STT for different schemes:
Here is the list of STT for different schemes:
- Close-ended schemes and ETFs: Usually 0.001% of the traded value
- Open-ended equity-oriented schemes: 0.25% of the traded value
- Debt Mutual Fund Units: No any STT
Important Points To Consider To Invest In Mutual Funds
Next, after understanding how to invest in mutual funds and the costs involved, you need to choose the correct funds that align with your financial goals. Listed below are a few crucial points that you should consider before investing in mutual funds.
1. Investment Goals
Investors must be well aware of their long-term investment goals such that they can make thoughtful financial decisions. Be clear about why you are saving money. It could be for retirement, buying a house, or your child’s education. Knowing your goal helps you plan better and stay focused.
2. Risk-appetite
Another important factor to take into consideration before investing your hard-earned money is your risk appetite. Remember, every investment has risks. Schemes with high returns usually have higher risks. If you can take more risk and want high returns, choose equity schemes.
If you prefer lower risk and are okay with moderate returns, debt schemes are a better choice. Pick what matches your goals and comfort with risk.
3. Investment Amount
Your investment amount depends on several factors such as your financial goals, risk tolerance, investment horizon, and most importantly your current financial situation. Make sure you invest at least 20% of your income to secure your future and achieve your desired financial goals.
4. Liquidity Factors
Generally, mutual funds are liquid funds which means you can withdraw any time you feel the need. However, some mutual funds come with a lock-in period allowing you to withdraw your money only after a certain period. Therefore, it is always advisable to evaluate every factor associated with mutual funds before making any commitment.
5. Tax implications
Last but not least, make sure you learn about the various kinds of tax implications and the costs associated with mutual funds. This will help you to make thoughtful decisions while picking the right funds to reach your financial goals.
Conclusion
With so many investment options available, investing in mutual funds is one of the best and most practical ways to make money in the long run.

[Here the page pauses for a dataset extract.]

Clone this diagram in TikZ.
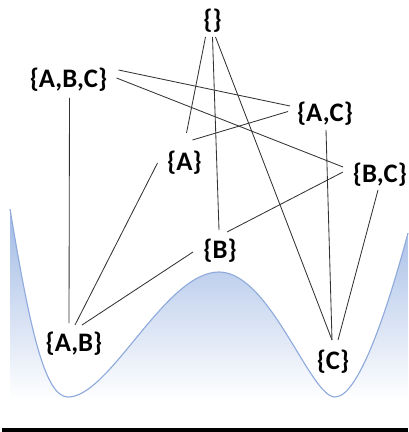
\documentclass[tikz,border=0pt]{standalone}
\usepackage{fontspec}
\setmainfont{Carlito}
\usetikzlibrary{calc}
\definecolor{wellcolor}{RGB}{143,170,220}
\definecolor{wellfill}{RGB}{160,185,228}
\colorlet{linkcolor}{black!80}
\tikzset{
    subset/.style={font=\bfseries\fontsize{19}{22}\selectfont, inner sep=0pt},
    link/.style={draw=linkcolor, line width=0.6pt},
    wellline/.style={draw=wellcolor, line width=0.8pt},
}

\begin{document}
\begin{tikzpicture}[x=0.025cm, y=-0.025cm]
    \useasboundingbox (0,0) rectangle (408,432);
    % --- double well ---
    \shade[top color=wellfill, bottom color=white]
        (10,209) .. controls (30,330) and (45,397) .. (68,397)
        .. controls (110,397) and (165,272) .. (219,272)
        .. controls (270,272) and (310,397) .. (335,397)
        .. controls (360,397) and (390,300) .. (408,233)
        -- (408,400) -- (10,400) -- cycle;
    \draw[wellline]
        (10,209) .. controls (30,330) and (45,397) .. (68,397)
        .. controls (110,397) and (165,272) .. (219,272)
        .. controls (270,272) and (310,397) .. (335,397)
        .. controls (360,397) and (390,300) .. (408,233);
    \draw[line width=2.8pt] (2,430) -- (408,430);
    % --- subsets ---
    \node[subset] (e)   at (212.5,21)  {\{\}};
    \node[subset] (abc) at (68.5,80)   {\{A,B,C\}};
    \node[subset] (ac)  at (325,113.5) {\{A,C\}};
    \node[subset] (a)   at (184.5,163) {\{A\}};
    \node[subset] (bc)  at (380,175)   {\{B,C\}};
    \node[subset] (b)   at (220,251)   {\{B\}};
    \node[subset] (ab)  at (74,344)    {\{A,B\}};
    \node[subset] (c)   at (333,362)   {\{C\}};
    % --- links ---
    \draw[link] ($(e)+(-7,16)$)   -- ($(a)+(2,-30)$);
    \draw[link] ($(e)+(0,16)$)    -- ($(b)+(-1,-21)$);
    \draw[link] ($(e)+(3,16)$)    -- ($(c)+(-1,-22)$);
    \draw[link] ($(abc)+(50,-10)$) -- ($(ac)+(-35,-7.5)$);
    \draw[link] ($(abc)+(48,-2)$) -- ($(bc)+(-37,-8)$);
    \draw[link] ($(abc)+(1,18)$)  -- ($(ab)+(-5,-21)$);
    \draw[link] ($(ac)+(-37,-2)$) -- ($(a)+(8,-23)$);
    \draw[link] ($(ac)+(1,16.5)$) -- ($(c)+(-1,-22)$);
    \draw[link] ($(a)+(-27,0)$)   -- ($(ab)+(1,-19)$);
    \draw[link] ($(bc)+(-37,-3)$) -- ($(b)+(7,-19)$);
    \draw[link] ($(bc)+(-2,15)$)  -- ($(c)+(5,-22)$);
    \draw[link] ($(b)+(-27,1)$)   -- ($(ab)+(8,-19)$);
\end{tikzpicture}
\end{document}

Even those who aren’t financially savvy are choosing to invest in mutual funds to leverage their benefits, making it a popular choice for beginners and seasoned investors alike.
The key benefits of mutual funds include that they are being managed by professional fund managers and facilitate risk – diversification in one’s portfolio. However, it requires thoughtful planning and informed decision-making abilities to pick the right funds that align with your financial goal.
By following any of the above-listed strategies, you can confidently start your journey to invest in mutual funds. Keep in mind that each investor’s goal is unique, therefore take your time, research thoroughly, and seek professional help whenever you feel the need.